Scenes From Night One of the Deep Ellum Big Folkin' Festival.

In the weeks leading up to the Prophet Bar's third annual Deep Ellum Big Folkin' Festival, just about every possible idiom in which the word “folk” could replace “fuck” had already been exhausted.

Still: When the first night of festivities arrived on Friday, the event did prove itself to be a “folkin' good time” all the same. A list consisting of some 15 or so bands performing across three different stages provided non-stop music; when a show finished on the main stage, you could quickly dart to the side stage or over to the Prophet Bar stage for another group playing their set.

Sometimes, this proved a bit tricky: Every so often, two bands would be playing simultaneously on two stages, forcing attendees to dart quickly across the venue to try and catch both sets.

But even among this dense list of bands, quite a few stood out. Some, like Seryn, were expected to shine. Others, such as The Banditos, offered pleasant surprises.

The night started off a bit slow with the last-minute addition The Birds of Night kicking off the music at seven, which, let's be honest, is a bit too early for Deep Ellum. But, despite the low crowd numbers, The Birds of Night sounded great — and they made the extra effort to make theirs an enjoyable set.

As the night went on, things quickly picked up. The Texas Gentlemen, taking the main stage at eight, upped the pacing, as their five-piece band claimed the stage to sing its wholesome, southern folk tunes. This, in many ways, was a tipping point for the festival — every member of the Texas Gentlemen would go on to play in other bands throughout the night and the remaining day of the fest. Take Texas Gentlemen keyboardist Daniel Creamer, for instance: This was just the first of eight shows he'd play over the course of the weekend.

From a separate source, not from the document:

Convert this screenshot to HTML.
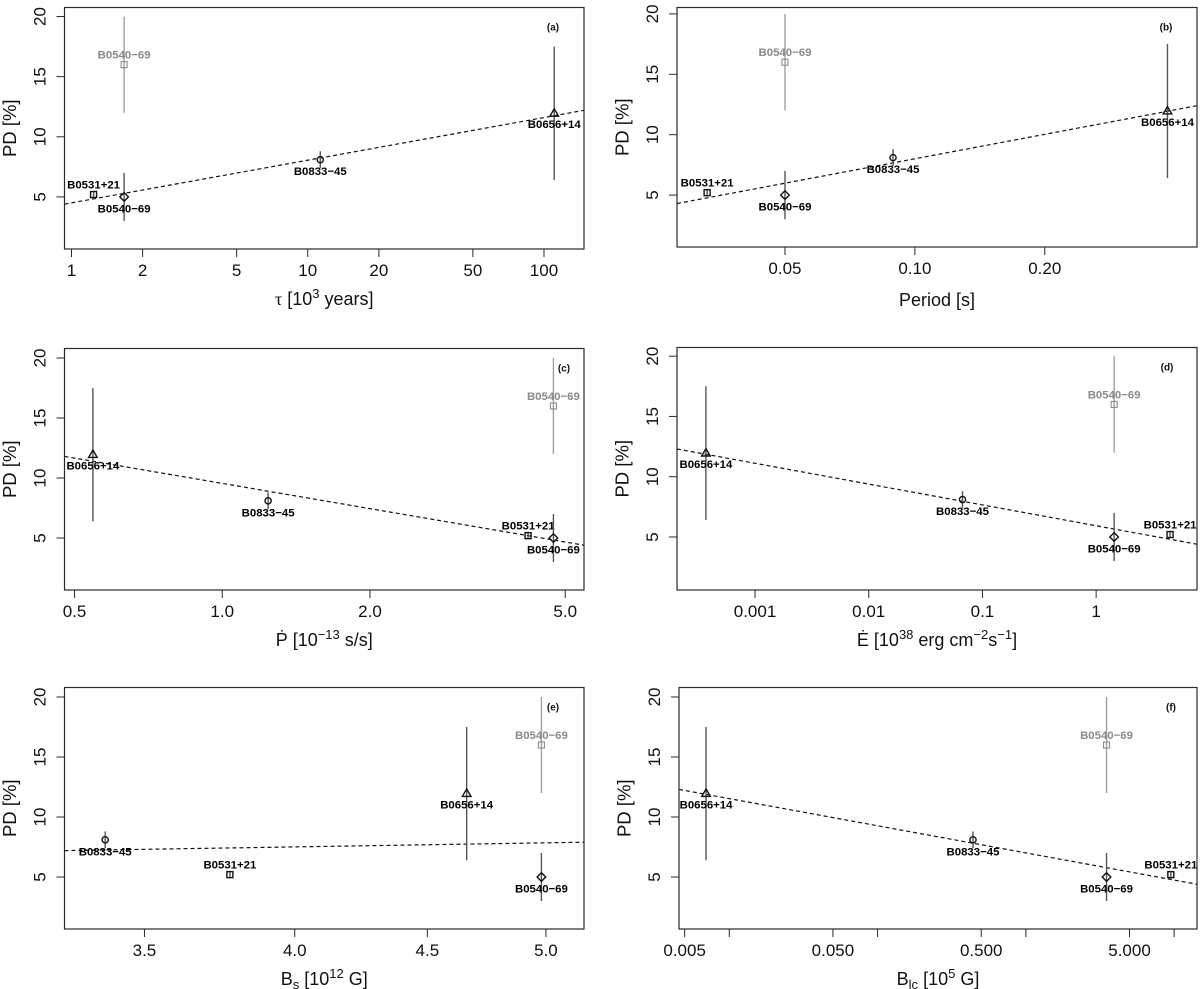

Yeah, the dude got around.

Now, up until a certain point, the music of the night had been on the tamer side of folk. Slower, achy, vocal-focused groups had been taking the stages and began bleeding into one another as the night went on at its break-neck pace.

Then, a gem revealed itself: The Banditos, based out of Nashville, stormed the small Prophet Bar stage, packing it with their five-member group. And, even with limited space, the group treated it like a jam session, breaking into a furious dance and foot-stomping with every extended riff and solo. Lead singer Mary Richardson tied it all together with her shouting vocals and hair-swirling movements, causing the crowd to join in on their energetic shindig.

Attribute it to the stellar performance of Banditos or to the rising levels of beer per capita in the crowd, but, from then out, the energy of the Big Folkin’ Festival was cranked to an appropriate level.

So, when Seryn took the stage during primetime, the crowd was adequately prepared for a food-stomping singalong. Joining in on every song, the crowd helped Seryn to sound more like a progressive church choir than a six-piece folk band. Across the venue, about midway through Seryn's set, Goodnight Ned started a dancing-and-clapping get-together on the Prophet Bar stage, attracting an older, even less-reserved crowd.

The night was a good time for a genre of music that may not get as much attention around Deep Ellum as others. It provided a wholesome, family-friendly atmosphere clad in alligator-skin cowboy boots and all types of wide-brimmed hats. And you know what? It proved to be beneficial to the bands, too. For the Banditos, who admitted that they aren't an established group around Dallas, the festival provided an easy way for them to connect with a lot of potential fans who enjoy the genre.

“We do everything ourselves,” Jeffery Salter, guitarist for Banditos, said proudly after his band's set. “We don't have a booking agent. So it's a great thing when something like this comes along. We show up and know people will be here. And we'll hopefully leave with a few more fans.”

After Friday night, they certainly did.